A stunning passage, where one sees that the most self-evident and certain knowledge is that which one must mistrust the most: one must not “be mistaken” here. [il ne faut pas s’y méprendre] Which goes to show that Descartes is always surprising. We have already said that the nature of doubt is to attack certitudes and is not the doubtful in the psychological sense. Here one again sees the same relation between what is certain and doubt: what I am most certain of is the moment at which doubt attains its maximum. Thus doubt is not finished because one has encountered the Cogito, but in reality it continues as a questioning about the sense of this encounter: in what way can thought say of itself that it “is”? In what way is it the road of inquiry that characterizes first philosophy, the seeking of being such as it is? In what way is man, among all beings, the one who in “meeting” himself encounters his sense of being (“I am”), while all things were encountered in their apparent sense [sens d’apparence]? Not to be mistaken here, to raise doubt to the level of the certitude of the Cogito: this matters supremely, for here it concerns quite simply the possibility of first philosophy.
The Cogito, in one sense, simply signifies the necessity that the truth be possible, and in that case it is a sort of practical Cogito, a fundamental axiomatic decision. If thought must be possible, the unity of thought and being must be accessible. But this here is rather a faith than a discovery that one can describe. The Cogito is not an “adventure” that only happens to Descartes. He presents it in this way, for the whole presentation of the Méditations is crafted [artisinale]: as if in encountering himself man encounters what resists, and this in the form of thought, that is to say, as what of itself affirms being (starting with its own), is of itself access to being itself.

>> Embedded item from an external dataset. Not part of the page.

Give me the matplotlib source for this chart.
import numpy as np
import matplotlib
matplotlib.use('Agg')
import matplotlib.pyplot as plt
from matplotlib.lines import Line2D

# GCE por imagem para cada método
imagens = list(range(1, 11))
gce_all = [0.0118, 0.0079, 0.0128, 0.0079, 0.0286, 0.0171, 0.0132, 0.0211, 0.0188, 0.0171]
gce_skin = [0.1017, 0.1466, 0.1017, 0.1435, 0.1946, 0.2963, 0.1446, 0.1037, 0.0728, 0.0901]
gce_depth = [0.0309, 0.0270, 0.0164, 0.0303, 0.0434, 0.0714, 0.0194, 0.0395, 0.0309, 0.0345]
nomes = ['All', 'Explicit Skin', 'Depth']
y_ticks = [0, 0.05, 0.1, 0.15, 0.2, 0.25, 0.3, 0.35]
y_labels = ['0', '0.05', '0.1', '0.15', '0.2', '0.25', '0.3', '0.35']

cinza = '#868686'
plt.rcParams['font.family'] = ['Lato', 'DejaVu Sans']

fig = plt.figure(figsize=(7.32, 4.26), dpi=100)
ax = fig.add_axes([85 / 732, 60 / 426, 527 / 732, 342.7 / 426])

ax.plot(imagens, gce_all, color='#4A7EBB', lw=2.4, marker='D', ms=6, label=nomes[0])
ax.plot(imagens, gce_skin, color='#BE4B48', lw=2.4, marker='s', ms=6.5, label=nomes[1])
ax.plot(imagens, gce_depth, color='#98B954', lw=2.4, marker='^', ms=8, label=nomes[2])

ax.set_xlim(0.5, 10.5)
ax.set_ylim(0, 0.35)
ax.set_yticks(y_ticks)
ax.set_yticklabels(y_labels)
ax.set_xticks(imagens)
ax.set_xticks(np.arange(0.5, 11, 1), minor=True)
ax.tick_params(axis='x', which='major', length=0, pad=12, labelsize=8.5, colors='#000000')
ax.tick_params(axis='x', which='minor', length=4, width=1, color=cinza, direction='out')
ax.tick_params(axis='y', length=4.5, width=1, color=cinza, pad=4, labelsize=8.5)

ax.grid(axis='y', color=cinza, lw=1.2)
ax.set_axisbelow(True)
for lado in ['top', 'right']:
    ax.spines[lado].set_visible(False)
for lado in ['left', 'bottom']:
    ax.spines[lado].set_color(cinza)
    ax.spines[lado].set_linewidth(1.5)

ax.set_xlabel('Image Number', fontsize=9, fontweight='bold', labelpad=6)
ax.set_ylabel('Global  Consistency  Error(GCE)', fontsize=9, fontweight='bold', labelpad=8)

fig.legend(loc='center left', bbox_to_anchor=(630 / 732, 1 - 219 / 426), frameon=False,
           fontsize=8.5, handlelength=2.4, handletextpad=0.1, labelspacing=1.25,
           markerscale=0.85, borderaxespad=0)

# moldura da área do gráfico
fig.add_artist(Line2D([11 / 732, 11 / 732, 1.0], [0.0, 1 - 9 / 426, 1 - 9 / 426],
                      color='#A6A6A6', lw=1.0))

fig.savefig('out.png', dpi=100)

But it cannot be a question of an adventure here, nor of a psychological moment of consciousness – this is why it is vain to want to convince oneself of the Cogito – but rather of the possibility of thought in the allegorical form of an encounter. Thus one understands that doubt grows at the same time as certitude.
What has one gained in all this? Is it not worrisome to see thought affirmed as the will to thought, metaphysics repeat its possibility by repeating its definition, and man repeat his fundamental claim. Aren’t we stuck turning in circles and floundering in beginnings? But doubt isn’t finished, nor are the Méditations. The circuit of doubt only concludes in God. For the instant it is like the trace of a truth, the Cogito, totally obscure: “not to be mistaken.” For: “I do not yet sufficiently know what I am [...].” In the end the Cogito is without any content. It has taken place, but it only understands itself as the allegory of the possibility of thought. In itself, it is already not at all true, already not at all a source of truth: one must begin again. Once more is the master word of the Méditations because at every instant Descartes strives to restart doubt and to lead it further along: “This is why I will once more consider what I believed to be [...]”
Thus, we are far from compiling results; this is because the road of thought is, to the contrary, one of posing questions.